How sensitive are Sahelian Mesoscale Convective Systems to cold pool suppression?

Understanding the physical processes driving deep convective storms is an essential prerequisite for understanding the wider tropical atmosphere. Cold pools driven by rainfall evaporation are a ubiquitous feature of mesoscale convective systems (MCSs) that have especially pronounced upscale effects in the climate of the West African Sahel, through their modulation of the regional monsoon circulation. The role of cold pools in determining the dynamics, life cycle, and propagation of tropical MCSs themselves, however, remains debated. Here, we probe the feedback of cold pools on Sahelian MCS characteristics through a 40-day, 2.2 km convection-permitting Met Office Unified Model sensitivity experiment in which rainfall evaporation is switched off in the microphysics scheme. Storms generated in the sensitivity experiment subsequently show strongly suppressed cold-pool density currents versus a control simulation. Yet we find no statistically significant difference between the diurnal cycles of MCS counts, with continued nocturnal propagation of storms in the experiment, and a reduction of MCS speeds by 1.7 m ⋅ s−1 caused by a similar slowdown in the African easterly jet due to a weakened large-scale meridional temperature gradient. Indeed, the main differences between the simulations are in the regional mean state and diurnal cycles of MCS rainfall.
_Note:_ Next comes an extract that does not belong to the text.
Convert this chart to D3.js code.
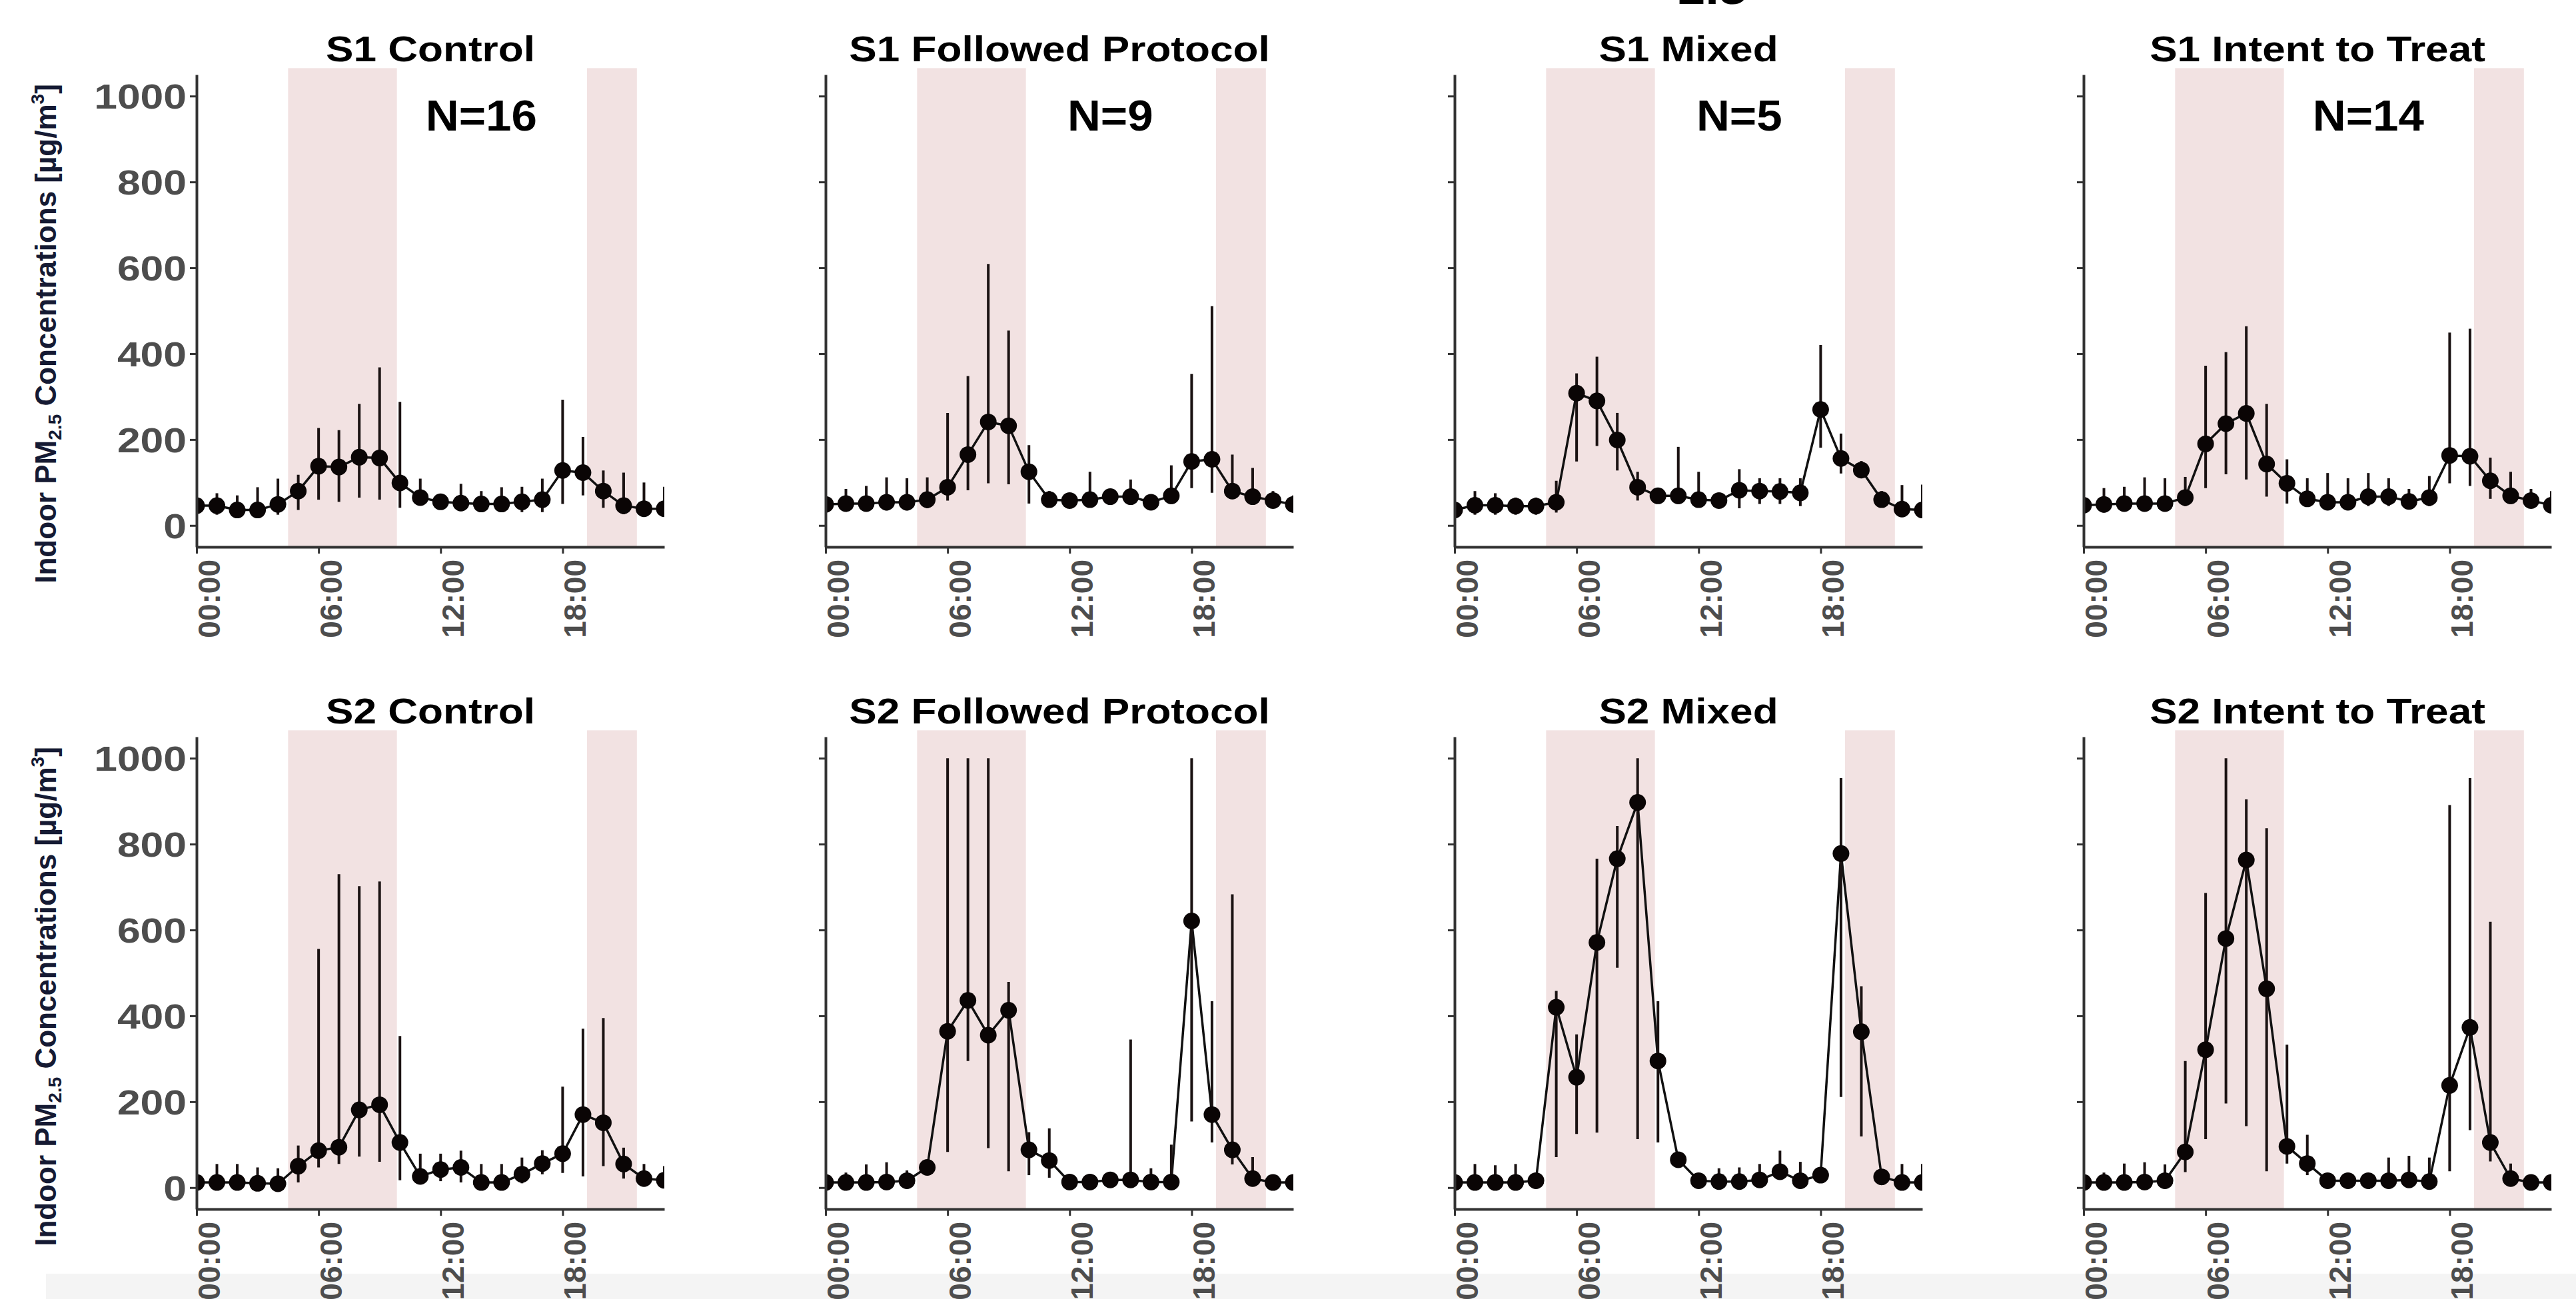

Changes to composite updraught geometry are consistent with the role of cold-pool horizontal vorticity in balancing the strong low-level wind shear characteristic of the region. Remarkably though, we find no sensitivity of the positive scaling of MCS rainfall with shear to cold pools, with reduced entrainment dilution under stronger shear conditions the fundamental physics driving the relationship. Our results help to disentangle processes in the Sahel in which cold pools play a driving role (nocturnal rainfall intensification, regional circulation) from those in which they are passive actors, which we find primarily to be MCS development, propagation, and rainfall–shear scalings.